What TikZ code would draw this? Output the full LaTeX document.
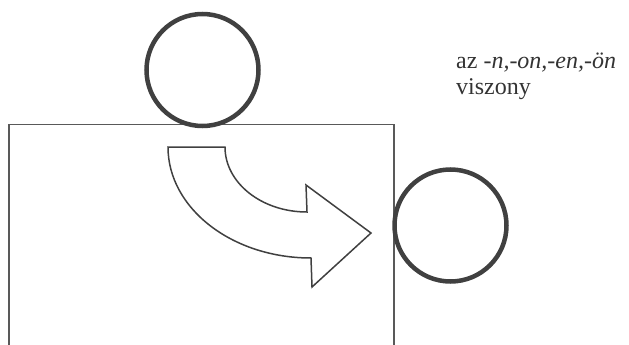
\documentclass[tikz,border=0pt]{standalone}
\usepackage{fontspec}
\setmainfont{Liberation Serif}
\begin{document}
\begin{tikzpicture}[x=1pt,y=-1pt,
  ring/.style={circle, draw=black!75, line width=4.5pt, minimum size=112pt, inner sep=0pt},
  frame/.style={draw=black!65, line width=1.8pt},
  bentarrow/.style={draw=black!75, line width=1.5pt, line join=miter, fill=white},
  lbl/.style={anchor=base west, inner sep=0pt, text=black!80, font=\fontsize{24}{26}\selectfont}]
\useasboundingbox (0,0) rectangle (629,345);
% open frame
\draw[frame] (9,346) -- (9,124.5) -- (394,124.5) -- (394,346);
% circles
\node[ring] (top) at (202.5,70) {};
\node[ring] (side) at (450.5,225.5) {};
% curved block arrow
\draw[bentarrow] (168,147) -- (225,147)
  arc[start angle=180, end angle=270, x radius=82pt, y radius=65pt]
  -- (306,185) -- (371,233) -- (312,287) -- (311,258)
  arc[start angle=270, end angle=180, x radius=143pt, y radius=111pt]
  -- cycle;
% labels
\node[lbl] (l1) at (456,68) {az \textit{-n,-on,-en,-ön}};
\node[lbl] (l2) at (456,94) {viszony};
\end{tikzpicture}
\end{document}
——
§ GOAL: Reproduce the listing above exactly, excluding all pictures.

§ EXERCISE RESPONSE:
What TikZ code would draw this? Output the full LaTeX document.
\documentclass[tikz,border=0pt]{standalone}
\usepackage{fontspec}
\setmainfont{Liberation Serif}
\begin{document}
\begin{tikzpicture}[x=1pt,y=-1pt,
  ring/.style={circle, draw=black!75, line width=4.5pt, minimum size=112pt, inner sep=0pt},
  frame/.style={draw=black!65, line width=1.8pt},
  bentarrow/.style={draw=black!75, line width=1.5pt, line join=miter, fill=white},
  lbl/.style={anchor=base west, inner sep=0pt, text=black!80, font=\fontsize{24}{26}\selectfont}]
\useasboundingbox (0,0) rectangle (629,345);
% open frame
\draw[frame] (9,346) -- (9,124.5) -- (394,124.5) -- (394,346);
% circles
\node[ring] (top) at (202.5,70) {};
\node[ring] (side) at (450.5,225.5) {};
% curved block arrow
\draw[bentarrow] (168,147) -- (225,147)
  arc[start angle=180, end angle=270, x radius=82pt, y radius=65pt]
  -- (306,185) -- (371,233) -- (312,287) -- (311,258)
  arc[start angle=270, end angle=180, x radius=143pt, y radius=111pt]
  -- cycle;
% labels
\node[lbl] (l1) at (456,68) {az \textit{-n,-on,-en,-ön}};
\node[lbl] (l2) at (456,94) {viszony};
\end{tikzpicture}
\end{document}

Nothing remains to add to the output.